While the title of Emerson's famous essay "Self-Reliance" might lead one to believe that his purpose was to encourage people to be self-supporting, rather than relying on charity or a handout, his intent was different. He was encouraging young men to follow the dictates of their conscience, of the voice of God speaking within their souls. He was encouraging them to be nonconformists in accepting whatever God-given task they had been assigned, even if it flew in the face of convention. "Imitation is suicide," he wrote. He also declared, "Trust thyself: every heart vibrates to that iron string."

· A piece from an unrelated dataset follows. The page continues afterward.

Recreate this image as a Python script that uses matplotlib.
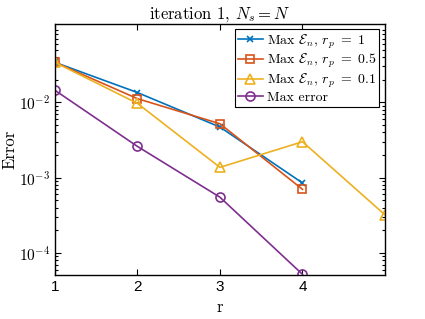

His friend, Henry David Thoreau, exemplified this sort of non-conformity. Thoreau wanted to "front life" and to really live fully before he died. He therefore followed an unconventional path, existing for a time as simply as he could in a small cabin, writing about his experiences there.
Emerson felt that society as a whole, not just the individual, benefitted if each person followed the dictates of his own soul. Becoming a lawyer, for instance, just because it was safe and acceptable, dragged down not only the person doing it, but the entire society by depriving it of richer benefits. Emerson wanted people to become completely alive to their deepest selves, believing this would make the world a more vibrant place.
Emerson also believed that people should have the courage to change their minds. There is no shame in this, he said. He wrote, instead, that
With consistency a great soul has simply nothing to do. He may as well concern himself with his shadow on the wall. Speak what you think now in hard words, and to-morrow speak what to-morrow thinks in hard words again, though it contradict every thing you said to-day. — 'Ah, so you shall be sure to be misunderstood.' — Is it so bad, then, to be misunderstood? Pythagoras was misunderstood, and Socrates, and Jesus, and Luther, and Copernicus, and Galileo, and Newton, and every pure and wise spirit that ever took flesh. To be great is to be misunderstood.